I have never backpacked in my life, can someone tell me what it's like? What are the chances she will be with other guys when she's gone, even though she told me she has no interest in this? She said she's not 18 y/o anymore and that she's doing this trip for herself and her own happiness before she wants to settle down back home. I don't wanna be a jealous guy bringing my concerns up all the time, considering we're not in a relationship per se. But come on, when she meets an Australian surfer dude, can I really trust her? s***.

The odds of someone cheating on you abroad is no different from the odds of someone cheating on you in the same country. People who cheat will cheat regardless of where they are. I've traveled solo multiple times and zero cheating happened.

That being said, it's completely reasonable for you to not want to go through with this, if you prefer not to. Travel changes people, especially long-term travel - arguably, the changes are usually good (self-confidence, independence, etc), but still. Sometimes they will change in a way that's complementary with your growth together, sometimes they'll change in the opposite direction. That, alongside with the fact that LDRs are hard (doable, but still hard), are completely rational reasons to choose to break up. It really depends on how strongly you feel for her, as to whether or not staying with her will be worth it. It may not work out - if you can't come to terms with that risk or don't think that it's worth it, you should probably not be in a LDR.

I did an LDR for 2 years with my husband when we first met. We closed the distance and have been together for over a decade since. But I'll be the last person to tell a hesitant person to stay in a LDR. I repeat: They are really, really hard, and if you don't strongly feel that it's worth it, it's probably not.

Quote

What are the chances she thinks backpacking sucks and wants to go home earlier? Is backpacking only pleasant and fun? She's on a very tight budget so she will have to work to even pay for a cheap hostel, how's that like?

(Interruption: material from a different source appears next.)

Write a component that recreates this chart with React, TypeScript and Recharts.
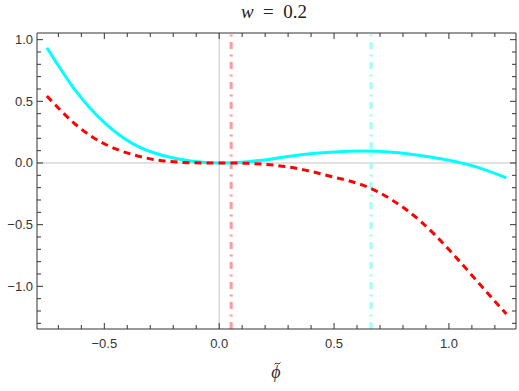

How's Australia like on pretty much no pocket money at all? I heard it's expensive.

If you are seriously hoping that she will hate her time abroad and come back, then you might as well break up now.

Australia will be fine for her if she's on a working holiday visa. Minimum wage in Australia is more than $20/hr, so even though it's an expensive country, anyone who works full-time can afford to live there. More importantly, if she's the sort of person who has been planning this year abroad for many years beforehand, she is probably determined to stick it through so she doesn't regret it later. And many people who leave early DO regret it later... because a working holiday visa is age-limited and typically once-in-a-lifetime, so you can't just do it again later in life. Don't you want her to be able to fulfill her dreams?

Edit: Wait, hold on, I just re-read your post. Is this entire thread really about a woman whom you're not even in a relationship with!??!?!!

 

Edited by Elswyth
  • Like 3
Posted
6 minutes ago, NuevoYorko said:

letting her know he wants her to have a good time is the only way to neutralize the times he's "called her out"

I don’t know, man. I would advise against it. If he “wants to act cool towards her”, like he says, silence is golden. While I agree, though, that the calling her out thing wasn’t his greatest move (he said “I can see you’re online”, if I recall correctly), “neutralizing” it with a final announcement would just emphasize it more. But he’ll hopefully update us on what he decides to do. 

  • Like 1
Posted
1 hour ago, popules said:

She read my answer 4h ago without answering or later calling. Now it's past midnight there. Guess my hopes got up for nothing.

Unfortunately, this is how it's going to be. One disappointment after the next. She's travelling, partying and I'm sure you already know whatever else. Personally I think it's foolish to imprison yourself by trying to hang on to it. Break free. Be single. Date other women. Then you won't be staring at your phone, clocking response times etc.